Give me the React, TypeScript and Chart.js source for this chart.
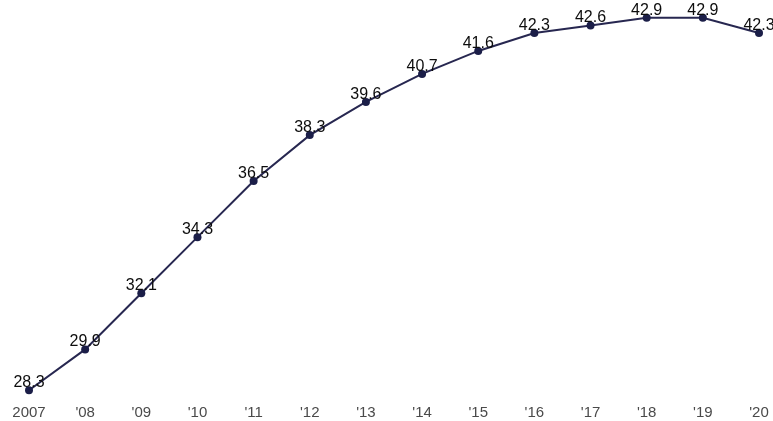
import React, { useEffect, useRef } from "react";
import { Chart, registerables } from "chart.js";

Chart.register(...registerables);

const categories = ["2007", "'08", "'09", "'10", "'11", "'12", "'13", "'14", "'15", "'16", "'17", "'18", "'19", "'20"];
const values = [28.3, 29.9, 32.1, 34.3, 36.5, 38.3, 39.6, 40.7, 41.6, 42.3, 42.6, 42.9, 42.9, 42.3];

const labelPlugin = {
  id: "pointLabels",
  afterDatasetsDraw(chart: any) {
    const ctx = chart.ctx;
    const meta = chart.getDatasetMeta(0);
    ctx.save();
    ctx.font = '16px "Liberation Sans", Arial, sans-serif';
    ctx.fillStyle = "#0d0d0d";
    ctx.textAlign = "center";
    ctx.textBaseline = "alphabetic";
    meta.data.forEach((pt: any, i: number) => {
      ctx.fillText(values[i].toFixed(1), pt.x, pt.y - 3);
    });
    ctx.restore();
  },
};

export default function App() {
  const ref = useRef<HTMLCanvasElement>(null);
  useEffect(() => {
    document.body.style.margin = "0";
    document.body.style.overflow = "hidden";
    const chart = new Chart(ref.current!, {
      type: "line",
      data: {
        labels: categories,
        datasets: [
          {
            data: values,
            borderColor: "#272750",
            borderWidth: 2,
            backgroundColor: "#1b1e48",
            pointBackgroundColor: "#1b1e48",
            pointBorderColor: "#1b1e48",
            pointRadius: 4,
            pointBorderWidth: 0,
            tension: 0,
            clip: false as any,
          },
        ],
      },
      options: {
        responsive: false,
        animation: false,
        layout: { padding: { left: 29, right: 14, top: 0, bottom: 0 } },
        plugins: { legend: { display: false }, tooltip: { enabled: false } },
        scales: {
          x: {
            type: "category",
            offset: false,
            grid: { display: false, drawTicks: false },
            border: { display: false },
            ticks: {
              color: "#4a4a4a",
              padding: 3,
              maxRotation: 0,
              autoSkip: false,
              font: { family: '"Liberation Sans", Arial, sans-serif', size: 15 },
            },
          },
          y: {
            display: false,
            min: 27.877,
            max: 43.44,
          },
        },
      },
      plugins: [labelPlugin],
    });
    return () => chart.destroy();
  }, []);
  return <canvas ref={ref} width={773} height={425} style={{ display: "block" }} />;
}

* **Exercise instructions**: Give an exact copy of the material, leaving out every picture.

* **The result**:
Give me the React, TypeScript and Chart.js source for this chart.
import React, { useEffect, useRef } from "react";
import { Chart, registerables } from "chart.js";

Chart.register(...registerables);

const categories = ["2007", "'08", "'09", "'10", "'11", "'12", "'13", "'14", "'15", "'16", "'17", "'18", "'19", "'20"];
const values = [28.3, 29.9, 32.1, 34.3, 36.5, 38.3, 39.6, 40.7, 41.6, 42.3, 42.6, 42.9, 42.9, 42.3];

const labelPlugin = {
  id: "pointLabels",
  afterDatasetsDraw(chart: any) {
    const ctx = chart.ctx;
    const meta = chart.getDatasetMeta(0);
    ctx.save();
    ctx.font = '16px "Liberation Sans", Arial, sans-serif';
    ctx.fillStyle = "#0d0d0d";
    ctx.textAlign = "center";
    ctx.textBaseline = "alphabetic";
    meta.data.forEach((pt: any, i: number) => {
      ctx.fillText(values[i].toFixed(1), pt.x, pt.y - 3);
    });
    ctx.restore();
  },
};

export default function App() {
  const ref = useRef<HTMLCanvasElement>(null);
  useEffect(() => {
    document.body.style.margin = "0";
    document.body.style.overflow = "hidden";
    const chart = new Chart(ref.current!, {
      type: "line",
      data: {
        labels: categories,
        datasets: [
          {
            data: values,
            borderColor: "#272750",
            borderWidth: 2,
            backgroundColor: "#1b1e48",
            pointBackgroundColor: "#1b1e48",
            pointBorderColor: "#1b1e48",
            pointRadius: 4,
            pointBorderWidth: 0,
            tension: 0,
            clip: false as any,
          },
        ],
      },
      options: {
        responsive: false,
        animation: false,
        layout: { padding: { left: 29, right: 14, top: 0, bottom: 0 } },
        plugins: { legend: { display: false }, tooltip: { enabled: false } },
        scales: {
          x: {
            type: "category",
            offset: false,
            grid: { display: false, drawTicks: false },
            border: { display: false },
            ticks: {
              color: "#4a4a4a",
              padding: 3,
              maxRotation: 0,
              autoSkip: false,
              font: { family: '"Liberation Sans", Arial, sans-serif', size: 15 },
            },
          },
          y: {
            display: false,
            min: 27.877,
            max: 43.44,
          },
        },
      },
      plugins: [labelPlugin],
    });
    return () => chart.destroy();
  }, []);
  return <canvas ref={ref} width={773} height={425} style={{ display: "block" }} />;
}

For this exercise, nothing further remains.